Required work: Leave out every picture, then transcribe the rest of the listing exactly.

Information provided:
######

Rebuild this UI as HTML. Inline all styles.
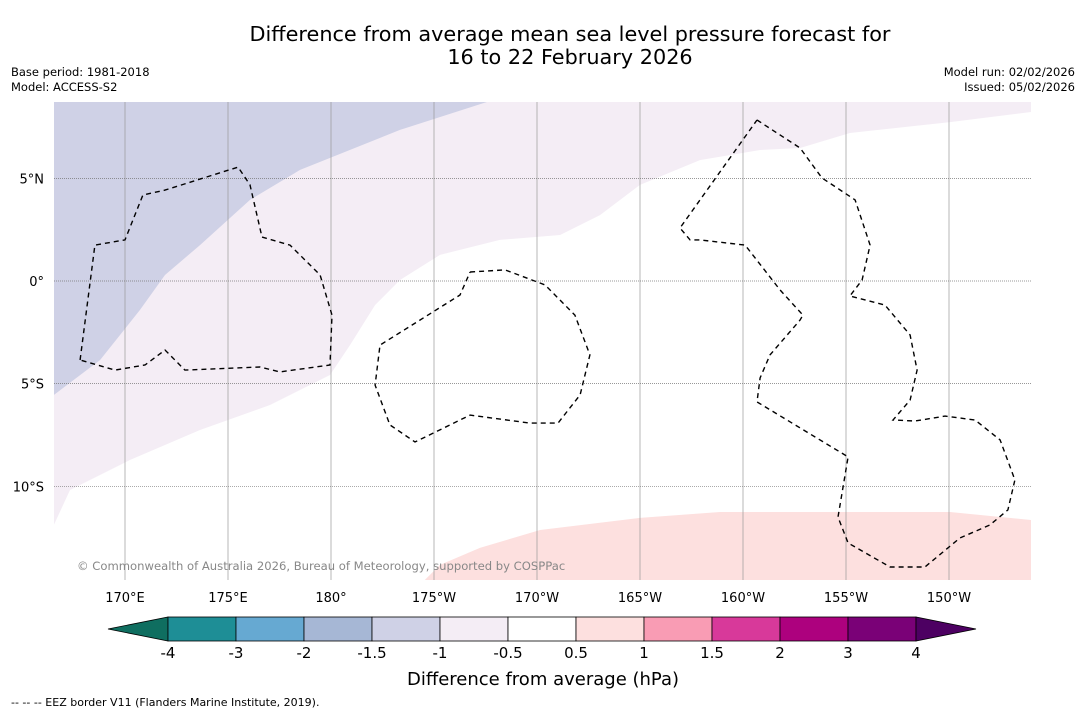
<!DOCTYPE html>
<html><head><meta charset="utf-8"><style>
body{margin:0;background:#fff;width:1085px;height:713px;overflow:hidden;font-family:"DejaVu Sans","Liberation Sans",sans-serif}
svg text{font-family:"DejaVu Sans","Liberation Sans",sans-serif}
</style></head><body>
<svg id="c" width="1085" height="713" xmlns="http://www.w3.org/2000/svg">
<text x="570" y="41" font-size="20.8" text-anchor="middle">Difference from average mean sea level pressure forecast for</text>
<text x="570" y="64" font-size="20.8" text-anchor="middle">16 to 22 February 2026</text>
<text x="11" y="76" font-size="11.5">Base period: 1981-2018</text>
<text x="11" y="91" font-size="11.5">Model: ACCESS-S2</text>
<text x="1075" y="76" font-size="11.5" text-anchor="end">Model run: 02/02/2026</text>
<text x="1075" y="91" font-size="11.5" text-anchor="end">Issued: 05/02/2026</text>
<defs><clipPath id="mc"><rect x="54" y="102" width="977" height="478"/></clipPath></defs>
<g id="map" clip-path="url(#mc)"></g>
<g id="grid"></g>
<g id="eez"></g>
<g id="axes"></g>
<text x="77" y="570" font-size="11.6" fill="#888">© Commonwealth of Australia 2026, Bureau of Meteorology, supported by COSPPac</text>
<g id="cbar"></g>
<text x="543" y="685" font-size="18" text-anchor="middle">Difference from average (hPa)</text>
<text x="11" y="706" font-size="11">--  --  -- EEZ border V11 (Flanders Marine Institute, 2019).</text>
</svg>
<script>
const lonTicks=[170,175,180,185,190,195,200,205,210];
const lonLabels=["170°E","175°E","180°","175°W","170°W","165°W","160°W","155°W","150°W"];
const latTicks=[5,0,-5,-10];
const latLabels=["5°N","0°","5°S","10°S"];
const negLonLat=[[166.55,-5.55],[168.79,-3.85],[170.73,-1.41],[171.94,0.29],[173.64,1.75],[176.07,3.95],[178.5,5.41],[183.35,7.36],[187.57,8.72]];
const weakNegLonLat=[[166.55,-11.88],[167.33,-10.18],[170.24,-8.72],[173.64,-7.26],[177.04,-6.04],[179.95,-4.58],[180.92,-3.12],[182.14,-1.17],[183.35,0.05],[185.29,1.27],[188.2,2.0],[191.12,2.24],[193.06,3.21],[195.0,4.68],[197.91,5.89],[200.83,6.38],[202.77,6.48],[205.19,7.21],[210.05,7.74],[213.98,8.23]];
const weakPosLonLat=[[184.56,-14.56],[185.29,-13.83],[187.23,-13.0],[190.15,-12.13],[195.0,-11.54],[198.88,-11.25],[202.77,-11.25],[210.05,-11.25],[213.98,-11.64]];
const gilbertEEZ=[[167.82,-3.85],[168.54,1.75],[170.0,2.0],[170.87,4.19],[171.94,4.43],[175.49,5.55],[176.07,4.68],[176.65,2.14],[178.01,1.75],[179.47,0.29],[180.05,-1.66],[179.95,-4.09],[177.52,-4.43],[176.55,-4.19],[172.91,-4.34],[171.94,-3.36],[170.97,-4.09],[169.51,-4.34],[167.82,-3.85]];
const phoenixEEZ=[[186.75,0.44],[188.45,0.54],[190.39,-0.19],[191.84,-1.66],[192.57,-3.6],[192.09,-5.55],[191.02,-6.92],[189.66,-6.92],[186.75,-6.53],[184.08,-7.84],[182.86,-7.01],[182.14,-5.07],[182.38,-3.12],[186.26,-0.68],[186.75,0.44]];
const lineEEZ=[[200.68,7.84],[202.77,6.48],[203.83,5.02],[205.44,3.95],[206.17,1.75],[205.78,0.05],[205.19,-0.73],[206.89,-1.17],[208.11,-2.63],[208.45,-4.34],[208.11,-5.8],[207.28,-6.77],[208.35,-6.82],[209.81,-6.58],[211.26,-6.77],[212.48,-7.74],[213.2,-9.69],[212.86,-11.15],[211.99,-11.88],[210.53,-12.52],[208.83,-13.93],[207.14,-13.93],[205.1,-12.76],[204.61,-11.5],[205.1,-8.57],[200.68,-5.89],[200.83,-4.72],[201.31,-3.6],[202.77,-1.9],[202.91,-1.66],[201.8,-0.44],[200.1,1.75],[197.91,2.0],[197.43,2.0],[196.94,2.58],[200.68,7.84]];
const cbLevels=["-4","-3","-2","-1.5","-1","-0.5","0.5","1","1.5","2","3","4"];
const cbColors=["#1e8e96","#66a9d2","#a6b7d5","#cfd1e6","#f4edf5","#ffffff","#fde0df","#f99cb4","#d8399a","#ad017e","#7a0177"];
const NS="http://www.w3.org/2000/svg";
const X=lon=>125+(lon-170)*20.6, Y=lat=>281-lat*20.53;
function mk(t,a,p){const e=document.createElementNS(NS,t);for(const k in a)e.setAttribute(k,a[k]);p.appendChild(e);return e;}
const pts=a=>a.map(p=>X(p[0]).toFixed(1)+","+Y(p[1]).toFixed(1)).join(" ");
const map=document.getElementById('map');
const bg=mk('rect',{x:54,y:102,width:977,height:478,fill:'#fff'},map);


const w=mk('polygon',{points:pts(weakNegLonLat)+" 1040,90 40,90",fill:'#f4edf5'},map);


const n=mk('polygon',{points:pts(negLonLat)+" 40,90",fill:'#cfd1e6'},map);


const p=mk('polygon',{points:pts(weakPosLonLat)+" 1040,600 420,600",fill:'#fde0df'},map);


const grid=document.getElementById('grid'),axes=document.getElementById('axes');
lonTicks.forEach((l,i)=>{const g=mk('line',{x1:X(l),x2:X(l),y1:102,y2:580,stroke:'#999','stroke-width':0.7},grid);


const t=mk('text',{x:X(l),y:602,'font-size':13,'text-anchor':'middle'},axes);t.textContent=lonLabels[i];

});
latTicks.forEach((l,i)=>{const g=mk('line',{x1:54,x2:1031,y1:Y(l),y2:Y(l),stroke:'#777','stroke-width':0.7,'stroke-dasharray':'1,1'},grid);


const t=mk('text',{x:44,y:Y(l)+5,'font-size':13,'text-anchor':'end'},axes);t.textContent=latLabels[i];

});
const eez=document.getElementById('eez');
[[gilbertEEZ,'gilbert-eez'],[phoenixEEZ,'phoenix-eez'],[lineEEZ,'line-islands-eez']].forEach(([a,nm])=>{
const e=mk('polyline',{points:pts(a),fill:'none',stroke:'#000','stroke-width':1.4,'stroke-dasharray':'5,4'},eez);

});
const cb=document.getElementById('cbar');const x0=168,bw=68,y0=617,h=24;
const lo=mk('polygon',{points:`108,${y0+h/2} ${x0},${y0} ${x0},${y0+h}`,fill:'#0f6e60',stroke:'#000','stroke-width':0.8},cb);


cbColors.forEach((c,i)=>{const r=mk('rect',{x:x0+i*bw,y:y0,width:bw,height:h,fill:c,stroke:'#000','stroke-width':0.8},cb);

});
const xe=x0+cbColors.length*bw;
const hi=mk('polygon',{points:`${xe},${y0} ${xe},${y0+h} ${xe+60},${y0+h/2}`,fill:'#4d0062',stroke:'#000','stroke-width':0.8},cb);


cbLevels.forEach((l,i)=>{const t=mk('text',{x:x0+i*bw,y:658,'font-size':15,'text-anchor':'middle'},cb);t.textContent=l;

});
</script>
</body></html>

######

Answer to the problem:
Rebuild this UI as HTML. Inline all styles.
<!DOCTYPE html>
<html><head><meta charset="utf-8"><style>
body{margin:0;background:#fff;width:1085px;height:713px;overflow:hidden;font-family:"DejaVu Sans","Liberation Sans",sans-serif}
svg text{font-family:"DejaVu Sans","Liberation Sans",sans-serif}
</style></head><body>
<svg id="c" width="1085" height="713" xmlns="http://www.w3.org/2000/svg">
<text x="570" y="41" font-size="20.8" text-anchor="middle">Difference from average mean sea level pressure forecast for</text>
<text x="570" y="64" font-size="20.8" text-anchor="middle">16 to 22 February 2026</text>
<text x="11" y="76" font-size="11.5">Base period: 1981-2018</text>
<text x="11" y="91" font-size="11.5">Model: ACCESS-S2</text>
<text x="1075" y="76" font-size="11.5" text-anchor="end">Model run: 02/02/2026</text>
<text x="1075" y="91" font-size="11.5" text-anchor="end">Issued: 05/02/2026</text>
<defs><clipPath id="mc"><rect x="54" y="102" width="977" height="478"/></clipPath></defs>
<g id="map" clip-path="url(#mc)"></g>
<g id="grid"></g>
<g id="eez"></g>
<g id="axes"></g>
<text x="77" y="570" font-size="11.6" fill="#888">© Commonwealth of Australia 2026, Bureau of Meteorology, supported by COSPPac</text>
<g id="cbar"></g>
<text x="543" y="685" font-size="18" text-anchor="middle">Difference from average (hPa)</text>
<text x="11" y="706" font-size="11">--  --  -- EEZ border V11 (Flanders Marine Institute, 2019).</text>
</svg>
<script>
const lonTicks=[170,175,180,185,190,195,200,205,210];
const lonLabels=["170°E","175°E","180°","175°W","170°W","165°W","160°W","155°W","150°W"];
const latTicks=[5,0,-5,-10];
const latLabels=["5°N","0°","5°S","10°S"];
const negLonLat=[[166.55,-5.55],[168.79,-3.85],[170.73,-1.41],[171.94,0.29],[173.64,1.75],[176.07,3.95],[178.5,5.41],[183.35,7.36],[187.57,8.72]];
const weakNegLonLat=[[166.55,-11.88],[167.33,-10.18],[170.24,-8.72],[173.64,-7.26],[177.04,-6.04],[179.95,-4.58],[180.92,-3.12],[182.14,-1.17],[183.35,0.05],[185.29,1.27],[188.2,2.0],[191.12,2.24],[193.06,3.21],[195.0,4.68],[197.91,5.89],[200.83,6.38],[202.77,6.48],[205.19,7.21],[210.05,7.74],[213.98,8.23]];
const weakPosLonLat=[[184.56,-14.56],[185.29,-13.83],[187.23,-13.0],[190.15,-12.13],[195.0,-11.54],[198.88,-11.25],[202.77,-11.25],[210.05,-11.25],[213.98,-11.64]];
const gilbertEEZ=[[167.82,-3.85],[168.54,1.75],[170.0,2.0],[170.87,4.19],[171.94,4.43],[175.49,5.55],[176.07,4.68],[176.65,2.14],[178.01,1.75],[179.47,0.29],[180.05,-1.66],[179.95,-4.09],[177.52,-4.43],[176.55,-4.19],[172.91,-4.34],[171.94,-3.36],[170.97,-4.09],[169.51,-4.34],[167.82,-3.85]];
const phoenixEEZ=[[186.75,0.44],[188.45,0.54],[190.39,-0.19],[191.84,-1.66],[192.57,-3.6],[192.09,-5.55],[191.02,-6.92],[189.66,-6.92],[186.75,-6.53],[184.08,-7.84],[182.86,-7.01],[182.14,-5.07],[182.38,-3.12],[186.26,-0.68],[186.75,0.44]];
const lineEEZ=[[200.68,7.84],[202.77,6.48],[203.83,5.02],[205.44,3.95],[206.17,1.75],[205.78,0.05],[205.19,-0.73],[206.89,-1.17],[208.11,-2.63],[208.45,-4.34],[208.11,-5.8],[207.28,-6.77],[208.35,-6.82],[209.81,-6.58],[211.26,-6.77],[212.48,-7.74],[213.2,-9.69],[212.86,-11.15],[211.99,-11.88],[210.53,-12.52],[208.83,-13.93],[207.14,-13.93],[205.1,-12.76],[204.61,-11.5],[205.1,-8.57],[200.68,-5.89],[200.83,-4.72],[201.31,-3.6],[202.77,-1.9],[202.91,-1.66],[201.8,-0.44],[200.1,1.75],[197.91,2.0],[197.43,2.0],[196.94,2.58],[200.68,7.84]];
const cbLevels=["-4","-3","-2","-1.5","-1","-0.5","0.5","1","1.5","2","3","4"];
const cbColors=["#1e8e96","#66a9d2","#a6b7d5","#cfd1e6","#f4edf5","#ffffff","#fde0df","#f99cb4","#d8399a","#ad017e","#7a0177"];
const NS="http://www.w3.org/2000/svg";
const X=lon=>125+(lon-170)*20.6, Y=lat=>281-lat*20.53;
function mk(t,a,p){const e=document.createElementNS(NS,t);for(const k in a)e.setAttribute(k,a[k]);p.appendChild(e);return e;}
const pts=a=>a.map(p=>X(p[0]).toFixed(1)+","+Y(p[1]).toFixed(1)).join(" ");
const map=document.getElementById('map');
const bg=mk('rect',{x:54,y:102,width:977,height:478,fill:'#fff'},map);


const w=mk('polygon',{points:pts(weakNegLonLat)+" 1040,90 40,90",fill:'#f4edf5'},map);


const n=mk('polygon',{points:pts(negLonLat)+" 40,90",fill:'#cfd1e6'},map);


const p=mk('polygon',{points:pts(weakPosLonLat)+" 1040,600 420,600",fill:'#fde0df'},map);


const grid=document.getElementById('grid'),axes=document.getElementById('axes');
lonTicks.forEach((l,i)=>{const g=mk('line',{x1:X(l),x2:X(l),y1:102,y2:580,stroke:'#999','stroke-width':0.7},grid);


const t=mk('text',{x:X(l),y:602,'font-size':13,'text-anchor':'middle'},axes);t.textContent=lonLabels[i];

});
latTicks.forEach((l,i)=>{const g=mk('line',{x1:54,x2:1031,y1:Y(l),y2:Y(l),stroke:'#777','stroke-width':0.7,'stroke-dasharray':'1,1'},grid);


const t=mk('text',{x:44,y:Y(l)+5,'font-size':13,'text-anchor':'end'},axes);t.textContent=latLabels[i];

});
const eez=document.getElementById('eez');
[[gilbertEEZ,'gilbert-eez'],[phoenixEEZ,'phoenix-eez'],[lineEEZ,'line-islands-eez']].forEach(([a,nm])=>{
const e=mk('polyline',{points:pts(a),fill:'none',stroke:'#000','stroke-width':1.4,'stroke-dasharray':'5,4'},eez);

});
const cb=document.getElementById('cbar');const x0=168,bw=68,y0=617,h=24;
const lo=mk('polygon',{points:`108,${y0+h/2} ${x0},${y0} ${x0},${y0+h}`,fill:'#0f6e60',stroke:'#000','stroke-width':0.8},cb);


cbColors.forEach((c,i)=>{const r=mk('rect',{x:x0+i*bw,y:y0,width:bw,height:h,fill:c,stroke:'#000','stroke-width':0.8},cb);

});
const xe=x0+cbColors.length*bw;
const hi=mk('polygon',{points:`${xe},${y0} ${xe},${y0+h} ${xe+60},${y0+h/2}`,fill:'#4d0062',stroke:'#000','stroke-width':0.8},cb);


cbLevels.forEach((l,i)=>{const t=mk('text',{x:x0+i*bw,y:658,'font-size':15,'text-anchor':'middle'},cb);t.textContent=l;

});
</script>
</body></html>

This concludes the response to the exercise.